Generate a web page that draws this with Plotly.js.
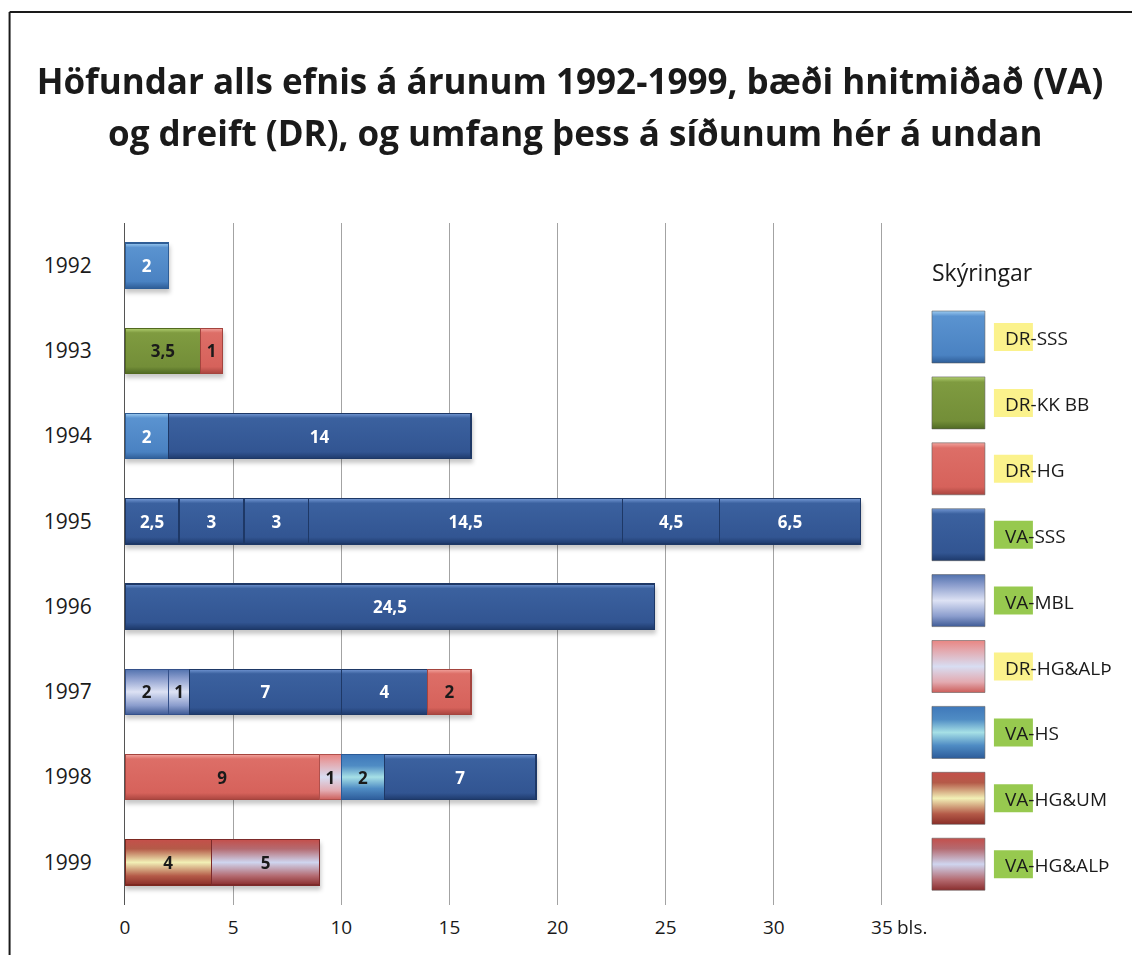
<!DOCTYPE html>
<html>
<head>
<meta charset="utf-8">
<script src="https://cdn.plot.ly/plotly-3.0.1.min.js"></script>
<style>
  html, body { margin: 0; padding: 0; background: #ffffff; }
  #chart { width: 1132px; height: 955px; }
</style>
</head>
<body>
<div id="chart"></div>
<script>
// ---------------- DATA ----------------
const years = ['1992', '1993', '1994', '1995', '1996', '1997', '1998', '1999'];
const seriesNames = ['DR-SSS', 'DR-KK BB', 'DR-HG', 'VA-SSS', 'VA-MBL', 'DR-HG&ALÞ', 'VA-HS', 'VA-HG&UM', 'VA-HG&ALÞ'];

// segments of each bar, left to right: values and the series each one belongs to
const val1992 = [2];                          const ser1992 = ['DR-SSS'];
const val1993 = [3.5, 1];                     const ser1993 = ['DR-KK BB', 'DR-HG'];
const val1994 = [2, 14];                      const ser1994 = ['DR-SSS', 'VA-SSS'];
const val1995 = [2.5, 3, 3, 14.5, 4.5, 6.5];  const ser1995 = ['VA-SSS', 'VA-SSS', 'VA-SSS', 'VA-SSS', 'VA-SSS', 'VA-SSS'];
const val1996 = [24.5];                       const ser1996 = ['VA-SSS'];
const val1997 = [2, 1, 7, 4, 2];              const ser1997 = ['VA-MBL', 'VA-MBL', 'VA-SSS', 'VA-SSS', 'DR-HG'];
const val1998 = [9, 1, 2, 7];                 const ser1998 = ['DR-HG', 'DR-HG&ALÞ', 'VA-HS', 'VA-SSS'];
const val1999 = [4, 5];                       const ser1999 = ['VA-HG&UM', 'VA-HG&ALÞ'];

const xTickVals = [0, 5, 10, 15, 20, 25, 30, 35];
const xTickText = ['0', '5', '10', '15', '20', '25', '30', '35'];
const xUnit = 'bls.';
const titleLine1 = 'Höfundar alls efnis á árunum 1992-1999, bæði hnitmiðað (VA)';
const titleLine2 = 'og dreift (DR), og umfang þess á síðunum hér á undan';
const legendTitle = 'Skýringar';

// ---------------- STYLE ----------------
const styles = {
  'DR-SSS':    { base: '#4f87c6', text: '#ffffff', edge: '#2e5d96', stops: [[0, '#9ccaf0'], [0.1, '#5a93d0'], [0.85, '#4a82c2'], [1, '#2f5e98']] },
  'DR-KK BB':  { base: '#77923b', text: '#1a1a1a', edge: '#52691f', stops: [[0, '#b2d070'], [0.1, '#7f9b40'], [0.85, '#738e38'], [1, '#506a24']] },
  'DR-HG':     { base: '#d9665f', text: '#1a1a1a', edge: '#a4443e', stops: [[0, '#f2a49e'], [0.1, '#dd6e67'], [0.85, '#d6625b'], [1, '#a9453f']] },
  'VA-SSS':    { base: '#345895', text: '#ffffff', edge: '#1e3866', stops: [[0, '#7196d2'], [0.1, '#3b619f'], [0.85, '#325592'], [1, '#1e3a6c']] },
  'VA-MBL':    { base: '#7d8fc3', text: '#1a1a1a', edge: '#34508a', stops: [[0, '#5272ae'], [0.2, '#8b9dcd'], [0.5, '#dde2f4'], [0.8, '#8b9dcd'], [1, '#3f5b96']] },
  'DR-HG&ALÞ': { base: '#e09a9c', text: '#1a1a1a', edge: '#b0504c', stops: [[0, '#e98683'], [0.2, '#e3aab0'], [0.5, '#d8ddf2'], [0.8, '#e3aab0'], [1, '#cc5e5a']] },
  'VA-HS':     { base: '#5b9ac8', text: '#1a1a1a', edge: '#2a5a96', stops: [[0, '#3f78ba'], [0.25, '#4f8cc4'], [0.5, '#a6e0e6'], [0.75, '#4f8cc4'], [1, '#2d5c9a']] },
  'VA-HG&UM':  { base: '#c8805c', text: '#1a1a1a', edge: '#7c2820', stops: [[0, '#c4504a'], [0.2, '#b45a48'], [0.5, '#f2f0b6'], [0.8, '#b45a48'], [1, '#8a2e28']] },
  'VA-HG&ALÞ': { base: '#b07884', text: '#1a1a1a', edge: '#7c2a2a', stops: [[0, '#c4504c'], [0.2, '#b46a70'], [0.5, '#cfd5ef'], [0.8, '#b46a70'], [1, '#8a2e2e']] }
};
const highlight = { DR: '#fbf28c', VA: '#97c94f' };
const FONT = 'Open Sans, Noto Sans, sans-serif';

// plot area in page pixels (layout only)
const PL = 124.5, PR = 883, PT = 223, PB = 905;
const W = 1132, H = 955;
const px = v => (v - PL) / (PR - PL);
const py = v => (PB - v) / (PB - PT);

// ---------------- TRACES ----------------
const valsByYear = [val1992, val1993, val1994, val1995, val1996, val1997, val1998, val1999];
const serByYear  = [ser1992, ser1993, ser1994, ser1995, ser1996, ser1997, ser1998, ser1999];
const nLayers = Math.max(...valsByYear.map(a => a.length));
const fmt = v => String(v).replace('.', ',');

const traces = [];
for (let k = 0; k < nLayers; k++) {
  const x = [], color = [], edge = [], text = [], tcol = [];
  years.forEach((yr, j) => {
    const v = valsByYear[j][k];
    const s = serByYear[j][k];
    if (v === undefined) {
      x.push(null); color.push('#ffffff'); edge.push('rgba(0,0,0,0)'); text.push(''); tcol.push('#000');
    } else {
      x.push(v); color.push(styles[s].base); edge.push(styles[s].edge); text.push(fmt(v)); tcol.push(styles[s].text);
    }
  });
  traces.push({
    type: 'bar', orientation: 'h', y: years, x: x,
    width: 0.53,
    marker: { color: color, line: { color: edge, width: 1.2 } },
    text: text, textposition: 'inside', insidetextanchor: 'middle', textangle: 0,
    constraintext: 'none',
    textfont: { family: FONT, size: 17, weight: 700, color: tcol },
    hoverinfo: 'skip', showlegend: false
  });
}

// ---------------- LEGEND (shapes + annotations) ----------------
const shapes = [];
const annotations = [];
const legendTop = 337, legendStep = 65.9;
seriesNames.forEach((name, i) => {
  const c = legendTop + i * legendStep;
  shapes.push({ type: 'rect', xref: 'paper', yref: 'paper', layer: 'above',
    x0: px(932), x1: px(985), y0: py(c + 26), y1: py(c - 26),
    fillcolor: styles[name].base, line: { color: 'rgba(90,90,90,0.55)', width: 1 } });
  const pre = name.split('-')[0];
  shapes.push({ type: 'rect', xref: 'paper', yref: 'paper', layer: 'above',
    x0: px(994), x1: px(1033), y0: py(c + 14), y1: py(c - 14),
    fillcolor: highlight[pre], line: { width: 0 } });
  annotations.push({ xref: 'paper', yref: 'paper', x: px(1003), y: py(c + 1),
    xanchor: 'left', yanchor: 'middle', showarrow: false, text: name,
    font: { family: FONT, size: 19, color: '#1a1a1a' } });
});
annotations.push({ xref: 'paper', yref: 'paper', x: px(930), y: py(272),
  xanchor: 'left', yanchor: 'middle', showarrow: false, text: legendTitle,
  font: { family: FONT, size: 23, color: '#1a1a1a' } });

// unit after the last x tick
annotations.push({ xref: 'x', yref: 'paper', x: xTickVals[xTickVals.length - 1], y: py(927),
  xanchor: 'left', yanchor: 'middle', xshift: 13, showarrow: false, text: xUnit,
  font: { family: FONT, size: 19, color: '#1a1a1a' } });

// second title line
annotations.push({ xref: 'paper', yref: 'paper', x: px(575), y: py(133),
  xanchor: 'center', yanchor: 'middle', showarrow: false, text: titleLine2,
  font: { family: FONT, size: 35, weight: 700, color: '#1a1a1a' } });

// outer frame (top and left edges visible)
shapes.push({ type: 'line', xref: 'paper', yref: 'paper', layer: 'above',
  x0: px(9), x1: px(1140), y0: py(12), y1: py(12), line: { color: '#1a1a1a', width: 2 } });
shapes.push({ type: 'line', xref: 'paper', yref: 'paper', layer: 'above',
  x0: px(9), x1: px(9), y0: py(12), y1: py(965), line: { color: '#1a1a1a', width: 2 } });

const layout = {
  width: W, height: H,
  paper_bgcolor: '#ffffff', plot_bgcolor: '#ffffff',
  margin: { l: PL, r: W - PR, t: PT, b: H - PB, pad: 0 },
  barmode: 'stack',
  showlegend: false,
  title: { text: titleLine1, xref: 'container', yref: 'container', x: 570 / W, xanchor: 'center',
    y: 1 - 82 / H, yanchor: 'middle', font: { family: FONT, size: 35, weight: 700, color: '#1a1a1a' } },
  xaxis: {
    range: [0, 35.05], tickmode: 'array', tickvals: xTickVals, ticktext: xTickText,
    showgrid: true, gridcolor: '#a3a3a3', gridwidth: 1, zeroline: false,
    showline: false, ticks: '', ticklabelstandoff: 9,
    tickfont: { family: FONT, size: 19, color: '#1a1a1a' }, fixedrange: true
  },
  yaxis: {
    type: 'category', categoryorder: 'array', categoryarray: years, autorange: 'reversed',
    showgrid: false, zeroline: false, showline: true, linecolor: '#555555', linewidth: 1,
    ticks: '', ticklabelstandoff: 28,
    tickfont: { family: FONT, size: 21, color: '#1a1a1a' }, fixedrange: true
  },
  shapes: shapes,
  annotations: annotations
};

function hexToRgb(h) {
  const n = parseInt(h.slice(1), 16);
  return 'rgb(' + ((n >> 16) & 255) + ',' + ((n >> 8) & 255) + ',' + (n & 255) + ')';
}

function applyGradients(gd) {
  const NS = 'http://www.w3.org/2000/svg';
  const svg = gd.querySelector('.main-svg');
  let defs = svg.querySelector('defs');
  if (!defs) { defs = document.createElementNS(NS, 'defs'); svg.insertBefore(defs, svg.firstChild); }
  const map = {};
  seriesNames.forEach((name, i) => {
    const lg = document.createElementNS(NS, 'linearGradient');
    lg.setAttribute('id', 'sergrad' + i);
    lg.setAttribute('x1', '0'); lg.setAttribute('y1', '0');
    lg.setAttribute('x2', '0'); lg.setAttribute('y2', '1');
    styles[name].stops.forEach(([off, col]) => {
      const st = document.createElementNS(NS, 'stop');
      st.setAttribute('offset', off);
      st.setAttribute('stop-color', col);
      lg.appendChild(st);
    });
    defs.appendChild(lg);
    map[hexToRgb(styles[name].base)] = 'url(#sergrad' + i + ')';
  });
  gd.querySelectorAll('.barlayer path, .shapelayer path').forEach(p => {
    const f = (p.style.fill || '').replace(/\s/g, '');
    if (map[f]) p.style.fill = map[f];
  });
  const bl = gd.querySelector('.barlayer');
  if (bl) bl.style.filter = 'drop-shadow(1px 4px 2px rgba(0,0,0,0.22))';
}

Plotly.newPlot('chart', traces, layout, { staticPlot: true, displayModeBar: false })
  .then(applyGradients);
</script>
</body>
</html>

■ Given instruction:
Begin at the first line of the material and copy each line exactly through the one containing "const seriesNames = ['DR-SSS', 'DR-KK". Omit pictures.

■ Answer to the task:
Generate a web page that draws this with Plotly.js.
<!DOCTYPE html>
<html>
<head>
<meta charset="utf-8">
<script src="https://cdn.plot.ly/plotly-3.0.1.min.js"></script>
<style>
  html, body { margin: 0; padding: 0; background: #ffffff; }
  #chart { width: 1132px; height: 955px; }
</style>
</head>
<body>
<div id="chart"></div>
<script>
// ---------------- DATA ----------------
const years = ['1992', '1993', '1994', '1995', '1996', '1997', '1998', '1999'];
const seriesNames = ['DR-SSS', 'DR-KK BB', 'DR-HG', 'VA-SSS', 'VA-MBL', 'DR-HG&ALÞ', 'VA-HS', 'VA-HG&UM', 'VA-HG&ALÞ'];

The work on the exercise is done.